The organization did not respond to a follow-up email from The Daily Signal asking whether the separate political action entity, Co-Equal Action, was involved in the hearing or the investigation.
Schilling said Co-Equal was responding to an allegation he doesn’t make in the lawsuit.
“They’re distracting from the issue and answering a claim I haven’t made,” Schilling told The Daily Signal. “Whether or not certain individuals attended a hearing is a very different issue from whether they were involved in the hearing and planning the hearing. And whether Co-Equal resources were used in connection with the investigation or any particular hearing is something that the appropriate officials ought to look into, rather than accept on faith, especially under these very unusual circumstances.”
Schilling’s lawsuit references a 2019 news report in The New York Times about Co-Equal forming to help Congress “reassert” itself by investigating the Trump administration.
Co-Equal’s website notes that the number of congressional staffers responsible for conducting oversight has declined since 1994. It says the organization can provide advice and “connect congressional offices with experts who level the information playing field.”

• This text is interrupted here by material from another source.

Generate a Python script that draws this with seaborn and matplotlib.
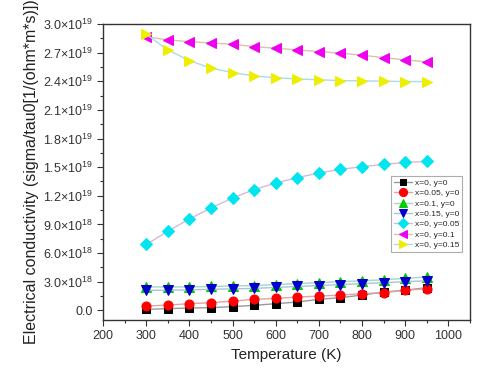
import matplotlib
matplotlib.use("Agg")
import matplotlib.pyplot as plt
import matplotlib.ticker as mticker
import seaborn as sns
import numpy as np

temperature = [300, 350, 400, 450, 500, 550, 600, 650, 700, 750, 800, 850, 900, 950]

s_x0_y0 = [0.10, 0.18, 0.24, 0.28, 0.39, 0.52, 0.70, 0.87, 1.15, 1.33, 1.60, 1.91, 2.12, 2.37]
s_x005_y0 = [0.45, 0.55, 0.70, 0.80, 0.97, 1.15, 1.25, 1.39, 1.49, 1.60, 1.75, 1.85, 2.09, 2.27]
s_x01_y0 = [2.45, 2.45, 2.45, 2.50, 2.55, 2.60, 2.70, 2.80, 2.90, 3.00, 3.10, 3.20, 3.35, 3.50]
s_x015_y0 = [2.10, 2.10, 2.15, 2.20, 2.25, 2.30, 2.40, 2.50, 2.60, 2.70, 2.80, 2.90, 3.00, 3.10]
s_x0_y005 = [6.90, 8.29, 9.58, 10.73, 11.78, 12.65, 13.35, 13.90, 14.39, 14.77, 15.05, 15.29, 15.50, 15.61]
s_x0_y01 = [28.67, 28.33, 28.15, 28.00, 27.88, 27.63, 27.46, 27.28, 27.11, 26.94, 26.73, 26.48, 26.24, 26.03]
s_x0_y015 = [28.92, 27.28, 26.16, 25.37, 24.91, 24.56, 24.36, 24.25, 24.15, 24.07, 24.04, 24.01, 23.97, 23.97]

labels = ["x=0, y=0", "x=0.05, y=0", "x=0.1, y=0", "x=0.15, y=0",
          "x=0, y=0.05", "x=0, y=0.1", "x=0, y=0.15"]
series = [s_x0_y0, s_x005_y0, s_x01_y0, s_x015_y0, s_x0_y005, s_x0_y01, s_x0_y015]
markers = ["s", "o", "^", "v", "D", "<", ">"]
marker_colors = ["#000000", "#ff0000", "#00cc00", "#0000cc", "#00e5ee", "#ee00ee", "#eeee00"]
line_colors = ["#999999", "#e8a0a0", "#9fd8c8", "#a8c4dc", "#d8b8d8", "#e0c0a8", "#a8dce8"]
msizes = [5.5, 6.5, 6.5, 6.5, 6, 7, 7]

sns.set_style("ticks")
plt.rcParams['font.family'] = ['Liberation Sans', 'DejaVu Sans']
plt.rcParams['mathtext.fontset'] = 'custom'
plt.rcParams['mathtext.rm'] = 'Liberation Sans'
plt.rcParams['mathtext.it'] = 'Liberation Sans'

fig = plt.figure(figsize=(4.8, 3.75), dpi=100)
ax = fig.add_axes([0.215, 0.147, 0.764, 0.789])

for vals, lab, mk, mc, lc, ms in zip(series, labels, markers, marker_colors, line_colors, msizes):
    y = np.array(vals) * 1e18
    sns.lineplot(x=temperature, y=y, ax=ax, color=lc, linewidth=1.0, marker=mk,
                 markersize=ms, markerfacecolor=mc, markeredgecolor=mc, label=lab)

ax.set_xlim(200, 1050)
ax.set_ylim(-1e18, 3e19)
ax.xaxis.set_major_locator(mticker.MultipleLocator(100))
ax.xaxis.set_minor_locator(mticker.MultipleLocator(50))
ax.yaxis.set_major_locator(mticker.MultipleLocator(3e18))
ax.yaxis.set_minor_locator(mticker.MultipleLocator(1.5e18))

def yfmt(v, pos):
    if abs(v) < 1:
        return "0.0"
    e = int(np.floor(np.log10(abs(v))))
    m = v / 10**e
    return r"%.1f$\times$10$^{%d}$" % (m, e)

ax.yaxis.set_major_formatter(mticker.FuncFormatter(yfmt))
ax.tick_params(axis='both', which='major', labelsize=9, direction='out', length=4, width=0.8, colors='#333333', labelcolor='#333333')
ax.tick_params(axis='both', which='minor', direction='out', length=2.5, width=0.8, colors='#333333')
for sp in ax.spines.values():
    sp.set_visible(True)
    sp.set_color('#333333')
    sp.set_linewidth(1.0)

ax.set_xlabel("Temperature (K)", fontsize=11, color='#222222')
ax.set_ylabel("Electrical conductivity (sigma/tau0[1/(ohm*m*s)])", fontsize=11.5, color='#222222', labelpad=3)

leg = ax.legend(loc='upper right', bbox_to_anchor=(0.99, 0.5), fontsize=6, frameon=True,
                fancybox=False, edgecolor='#999999', handlelength=2.2, handletextpad=0.3,
                labelspacing=0.3, borderpad=0.35, markerscale=0.9)
leg.get_frame().set_linewidth(0.8)

fig.savefig("out.png", dpi=100)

Schilling’s lawsuit doesn’t directly allege that Co-Equal is part of the investigation, but says only:
Plaintiff states on information and belief, including based upon Chairman Khanna’s admissions and other materials in the public domain, that among the outside parties brought in as consultants to execute this new quasi-judicial pursuit of private parties are individuals operating through and as part of an organization called Co-Equal.
The lawsuit also refers to a June 15, 2017, memo from Barnett and Schiliro on climate issues that doesn’t appear to be related to Co-Equal, the group they founded.